I like his definition of the common ground components:

  • business process enactment: the business process itself has a dynamic component as it moves from the beginning to the end of handling a single case. The process definition does not normally change here, only the process instance or context that records the state of a particular case changes.
  • business process lifecycle: these are the changes that a business process goes through from initial concept, to modeling, to integration, and finally to deployment into an enactment environment.
  • business process improvement: this is the change to a business process that occurs over time through repeated use of the business process lifecycle followed by analysis of how well that version of the business process worked. This is the TQM or continual improvement aspect of BPM.

The two camps then divide themselves into Model Transformers, and Model Preservers.  The Transformer camp, as Keith argues, has roots in long traditions and proven success in software engineering (and related engineering tasks).  For example, 4G tools, UML, and even VLSI chip design applications are good examples – where the picture translates into code through transformation to a new form.  However, the analogy to these prior tools and content areas isn’t perfect.  For one thing, the author of the “picture” was likely the same person who was the consumer of the picture – the engineer (or developer).  It might not literally be the same person, but the same kind of audience.

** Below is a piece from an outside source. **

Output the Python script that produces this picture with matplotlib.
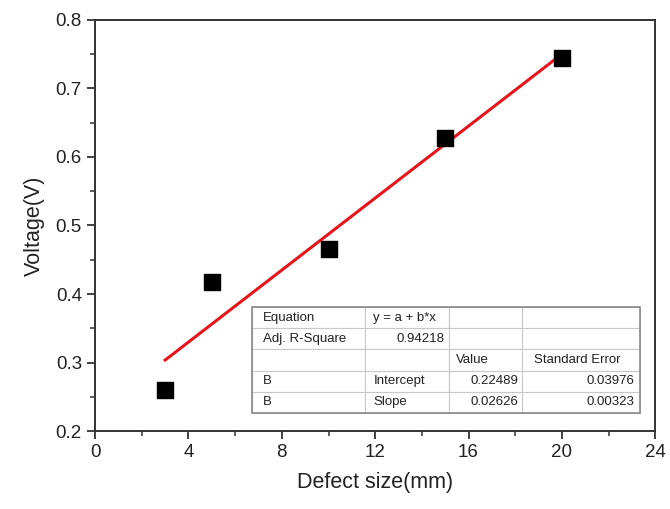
import numpy as np
import matplotlib
matplotlib.use("Agg")
import matplotlib.pyplot as plt
from matplotlib.ticker import MultipleLocator

plt.rcParams['font.family'] = ['Liberation Sans', 'DejaVu Sans']

# ── Data ──────────────────────────────────────────────────────────────────────
defect_size = [3, 5, 10, 15, 20]
voltage = [0.260, 0.417, 0.465, 0.627, 0.745]

intercept = 0.22489
slope = 0.02626

table_rows = [
    ["Equation", "y = a + b*x", "", ""],
    ["Adj. R-Square", "0.94218", "", ""],
    ["", "", "Value", "Standard Error"],
    ["B", "Intercept", "0.22489", "0.03976"],
    ["B", "Slope", "0.02626", "0.00323"],
]

# ── Plot ──────────────────────────────────────────────────────────────────────
fig = plt.figure(figsize=(6.7, 5.09), dpi=100)
ax = fig.add_axes([0.142, 0.153, 0.836, 0.808])

fx = np.array([min(defect_size), max(defect_size)])
ax.plot(fx, intercept + slope * fx, color="#e8141b", lw=2.2, zorder=2)
ax.scatter(defect_size, voltage, marker="s", s=130, color="black", zorder=3)

ax.set_xlim(0, 24)
ax.set_ylim(0.2, 0.8)
ax.xaxis.set_major_locator(MultipleLocator(4))
ax.xaxis.set_minor_locator(MultipleLocator(2))
ax.yaxis.set_major_locator(MultipleLocator(0.1))
ax.yaxis.set_minor_locator(MultipleLocator(0.05))
ax.tick_params(which="major", direction="out", length=6, width=1.3,
               labelsize=13.5, colors="#333333", labelcolor="#222222")
ax.tick_params(which="minor", direction="out", length=3.5, width=1.1, colors="#333333")
for s in ax.spines.values():
    s.set_color("#333333")
    s.set_linewidth(1.4)

ax.set_xlabel("Defect size(mm)", fontsize=15.5, color="#222222", labelpad=8)
ax.set_ylabel("Voltage(V)", fontsize=15.5, color="#222222", labelpad=8)

tbl = ax.table(cellText=table_rows, cellLoc="left",
               colWidths=[0.291, 0.216, 0.188, 0.305],
               bbox=[0.28, 0.044, 0.693, 0.258], zorder=4)
tbl.auto_set_font_size(False)
tbl.set_fontsize(9.5)
for (r, c), cell in tbl.get_celld().items():
    cell.set_edgecolor("#c8c8c8")
    cell.set_linewidth(0.8)
    cell.set_facecolor("white")
    txt = cell.get_text()
    txt.set_color("#222222")
    try:
        float(txt.get_text())
        is_num = True
    except ValueError:
        is_num = False
    if is_num:
        txt.set_horizontalalignment("right")
        cell._loc = "right"
        cell.PAD = 0.05

# outer frame of the table
frame = plt.Rectangle((0.28, 0.044), 0.693, 0.258, transform=ax.transAxes,
                      fill=False, edgecolor="#888888", lw=1.2, zorder=5)
ax.add_patch(frame)

fig.savefig("out.png", dpi=100)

Keith gives a good example of how transformation might apply to a Business Process model:

Coming back to a BPM example: the business analyst might put an activity describing a document review in the business view. This would be transformed to: a activity which sends email informing the person; an activity to check the document out of a repository; an activity to send a reminder message if the response is getting late, and an activity to wait for the response to come back. The programmer might extend this to include notation to handle exceptions and other timeouts that the business person did not include. Later this might be transformed again in order to get the executable code.

This is a pretty good example, though in my experience the business usually thinks of things like email, repository checkout, and reminder messages… However, the programmer very well might have exceptions to handle and other technical details that don’t direclty concern the business person creating the original document.  I think the key thing to note here though, is that to the model transformers, it is okay, and even expected, that by the time the technical folks are done adding their fit-and-finish and details to the model, that it will be unrecognizable to the business (Keith has a great image of simple model transformed to complicated model transformed to XML… surely a format the business won’t relish).  There is great discussion in this camp about something that is a hard problem – the “roundtripping” problem.  Because people can model things that are hard to round-trip.  And they can edit the transformed content, which is not guaranteed to have exactly the same freedoms and restrictions as the modeling environment.  So you have what I would call a “lossy” transformation.  It is not the same as compiling to bytecode and executing, because the expectations is that a developer or engineer will EDIT the “bytecode”… Anyone who has decompiled optimized java bytecode has seen that the compiler makes changes, and it no longer looks like the original code.  If you also edited that bytecode, the resemblance to the original would be even more tenuous.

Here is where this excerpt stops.